Note: this post is a response to Vicky Loras’s blog challenge. It was fun to write – hopefully fun to read as well? Thanks for the inspiration, Vicky!
(Dot 1: That’s also possible)
It’s late in the evening. We’re sitting in the kitchen, my Dad and I. We’re going through the first few pages of my first English textbook. My Dad asks a question, and I think long and hard before giving an answer.
“Yes,” he says, surprised. “That’s not what the answer key says, but that’s also possible.”
My first conscious memory of dealing with English (I can’t have been older than 7) is still an important one. For the past 21 years, learning languages has been my hobby – then a passion – then an area of study – then a job description.

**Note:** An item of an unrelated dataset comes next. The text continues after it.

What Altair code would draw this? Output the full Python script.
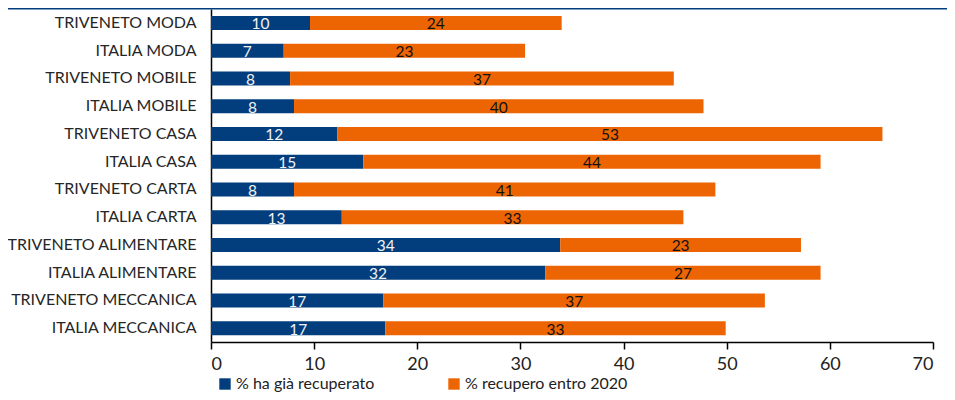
import altair as alt
import pandas as pd

categories = ["TRIVENETO MODA", "ITALIA MODA", "TRIVENETO MOBILE", "ITALIA MOBILE",
              "TRIVENETO CASA", "ITALIA CASA", "TRIVENETO CARTA", "ITALIA CARTA",
              "TRIVENETO ALIMENTARE", "ITALIA ALIMENTARE", "TRIVENETO MECCANICA",
              "ITALIA MECCANICA"]
recuperato = [9.6, 7.05, 7.67, 8.05, 12.26, 14.76, 8.05, 12.68, 33.86, 32.4, 16.72, 16.9]
entro2020 = [24.4, 23.4, 37.2, 39.7, 52.84, 44.34, 40.85, 33.12, 23.34, 26.7, 36.98, 33.0]
series = ["% ha già recuperato", "% recupero entro 2020"]
colors = ["#023E7D", "#ED6503"]

rows = []
for c, a, b in zip(categories, recuperato, entro2020):
    rows.append({"category": c, "series": series[0], "value": a, "order": 0})
    rows.append({"category": c, "series": series[1], "value": b, "order": 1})
df = pd.DataFrame(rows)

FONT = "Lato"

base = alt.Chart(df).transform_stack(
    stack="value", groupby=["category"], sort=[alt.SortField("order")], as_=["x0", "x1"]
).transform_calculate(mid="(datum.x0 + datum.x1) / 2")

yenc = alt.Y("category:N", sort=categories, title=None,
             axis=alt.Axis(labelFont=FONT, labelFontSize=16, labelColor="#262626",
                           labelPadding=15, ticks=False, domainColor="black",
                           domainWidth=1.5, labelLimit=400))

bars = base.mark_bar(size=14).encode(
    y=yenc,
    x=alt.X("x0:Q", scale=alt.Scale(domain=[0, 70]), title=None,
            axis=alt.Axis(values=[0, 10, 20, 30, 40, 50, 60, 70], grid=False,
                          labelFont=FONT, labelFontSize=18, labelColor="#222222",
                          tickColor="black", domainColor="black", tickSize=7,
                          domainWidth=1.5, tickWidth=1.5, labelPadding=6)),
    x2="x1:Q",
    color=alt.Color("series:N", scale=alt.Scale(domain=series, range=colors),
                    legend=alt.Legend(title=None, orient="none", legendX=6, legendY=367,
                                      direction="horizontal", symbolType="square",
                                      symbolSize=130, symbolStrokeWidth=0,
                                      labelFont=FONT, labelFontSize=16,
                                      labelColor="#222222", columnPadding=71,
                                      labelOffset=3, labelLimit=400, padding=0)),
)

text = base.mark_text(font=FONT, fontSize=15.5, baseline="alphabetic", dy=6.5).encode(
    y=alt.Y("category:N", sort=categories),
    x=alt.X("mid:Q"),
    text=alt.Text("value:Q", format=".0f"),
    color=alt.condition("datum.order == 0", alt.value("#F2F2F2"), alt.value("#111111")),
)

topline = alt.Chart(pd.DataFrame({"v": [0]})).mark_rule(
    color="#023E7D", strokeWidth=2, clip=False
).encode(x=alt.value(-203), x2=alt.value(736), y=alt.value(-0.5))

chart = alt.layer(bars, text, topline).properties(
    width=722, height=333,
    padding={"left": 203, "top": 1, "right": 14, "bottom": 50},
    autosize=alt.AutoSizeParams(type="none"),
).configure_view(stroke=None)

chart.save("out.html", embed_options={"renderer": "svg", "actions": False})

I don’t often think about this in these terms, but I’m sure it started there and then. This convoluted path has led me to here and now – and will probably play a major part in what’s to come.
Relating the entire story of my affair with English would be long an boring even from a writer’s point of view 🙂 My idea for this post is a series of mini-stories about moments which, I feel, became turning-points – moments in which a new episode of the story could begin.

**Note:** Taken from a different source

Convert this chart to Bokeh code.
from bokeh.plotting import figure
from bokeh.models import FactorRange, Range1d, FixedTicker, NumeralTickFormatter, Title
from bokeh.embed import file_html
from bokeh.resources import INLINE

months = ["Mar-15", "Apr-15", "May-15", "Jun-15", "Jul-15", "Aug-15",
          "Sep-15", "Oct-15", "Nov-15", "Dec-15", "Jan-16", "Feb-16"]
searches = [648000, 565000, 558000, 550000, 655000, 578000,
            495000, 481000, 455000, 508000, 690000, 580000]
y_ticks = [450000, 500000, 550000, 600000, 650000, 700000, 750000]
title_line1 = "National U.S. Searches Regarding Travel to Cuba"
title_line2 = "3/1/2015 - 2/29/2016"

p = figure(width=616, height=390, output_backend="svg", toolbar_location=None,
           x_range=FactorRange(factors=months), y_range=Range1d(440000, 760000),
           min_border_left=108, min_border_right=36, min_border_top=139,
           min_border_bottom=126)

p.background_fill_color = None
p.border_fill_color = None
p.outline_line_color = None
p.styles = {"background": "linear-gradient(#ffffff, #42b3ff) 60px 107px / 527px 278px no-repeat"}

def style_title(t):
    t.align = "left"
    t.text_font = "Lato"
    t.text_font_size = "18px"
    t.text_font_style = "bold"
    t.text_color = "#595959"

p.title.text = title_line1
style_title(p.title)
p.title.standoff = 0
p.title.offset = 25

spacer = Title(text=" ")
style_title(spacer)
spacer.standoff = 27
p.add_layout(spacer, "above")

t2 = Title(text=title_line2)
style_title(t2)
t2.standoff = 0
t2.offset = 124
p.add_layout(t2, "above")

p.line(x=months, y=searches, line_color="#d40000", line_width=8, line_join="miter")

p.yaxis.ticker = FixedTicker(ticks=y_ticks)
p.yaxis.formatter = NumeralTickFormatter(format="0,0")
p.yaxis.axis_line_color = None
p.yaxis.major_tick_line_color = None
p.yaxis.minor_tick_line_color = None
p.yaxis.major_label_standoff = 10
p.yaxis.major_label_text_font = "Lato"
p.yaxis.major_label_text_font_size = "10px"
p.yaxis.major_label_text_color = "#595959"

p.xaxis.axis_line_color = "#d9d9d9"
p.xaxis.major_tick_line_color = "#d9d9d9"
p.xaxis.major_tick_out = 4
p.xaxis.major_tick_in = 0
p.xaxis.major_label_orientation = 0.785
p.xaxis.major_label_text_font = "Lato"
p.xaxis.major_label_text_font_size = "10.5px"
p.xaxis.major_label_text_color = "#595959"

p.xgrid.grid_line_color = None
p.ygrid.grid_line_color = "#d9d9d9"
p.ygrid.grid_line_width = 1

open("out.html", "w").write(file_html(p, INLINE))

Dot 2: Study like you mean it
It’s 2001, and I’m preparing for my university entry exams. It’s English Philology or nothing: two universities, but only one area of study. My parents are uneasy about the lack of other, “safer” options – but they support me to the point of delivering a proper motivational ass-kicking when needed.
So I prepare. I write and read, listen and speak. The details – and the flow-inducing circumstances – were mentioned here already. Pearl Jam arrive in Poland and play unforgettable concerts near my home town – I don’t go. It’s a lovely, hot summer – I don’t care.
I take the exams and absolutely, totally ace them – one of the most competitive study areas in Poland! My parents are impressed, and visibly relieved.
Dot 3: The fluke
We’re sitting around our favourite table in our favourite cafe, smoking nervously. Beckett comes to mind: “Nothing to be done.” Our university has assigned two places on a study exchange program in the UK, at York St John.
There are three of us.
Three folks with the absolute highest grade average. Three people who have tried really hard, pushed themselves and made the most effort. Three good friends throughout this time.
I put out my cigarette and take three matches out of a box. I snap one of them in half. Our best friend makes us draw them.
I draw a lucky match.
My future wife draws the other one.
Dot 4: The birth of the “No”
It’s been a few days since the school term has ended. I’m expecting a new contract from the language school I work for. When I get the email and read the contract, I’m shocked and furious.
I’m shocked at the changes introduced to the contract – changes which, in effect, make it very hard for self-employed freelancers like me to find extra work anywhere else. And I’m furious because my employers have avoided an open discussion about the contract – sending it to me and my fellow teachers after we’ve split for the summer, and trying to sugar-coat it with a pay rise.
I text my colleagues. They’re angry and bitter, but decide to tough it out. You know what it’s like, they say, kids, home, I’m lucky to work here in such a tough market. Maybe I should just play it safe and sign?
I email them back, saying “thanks, but no thanks.”
A week later, I’ve got a job in my favourite city in Poland. We’re moving.
Dot 5: Not dreamy, but close
It’s a dark, cold day, as dark and cold as Polish winters get. We’re on our mini-break, wandering around Krakow’s Jewish quarter. I’m sitting down somewhere for tea, and checking my email.
When my wife joins me, she immediately knows something’s going on. “You were, like, pale and blushing at the same time,” she told me later.
“I’ve got the interview,” I say. “Swansea.”
“Wow,” she says, confused. “What’s in Swansea?”
Over the next few months, we’re finding out bit by bit: about Swansea, Wales, the school (small, but ambitious) and the job (DoS). Then, after a final trip to Wales in February, I get the big news. The job is mine if I take it.
We both remember a sunny day in York, when we both realised that living and working somewhere in the UK has been our dream – nurtured and fuelled by study, stories, music, friends. And we remember watching London from my dorm window during a summer school once: “one little room and the biggest of plans.”
This is not London, or York. It’s not dreamy.
But that’s also possible.
I ring the school. “Yes,” I say. “I’ll take it.”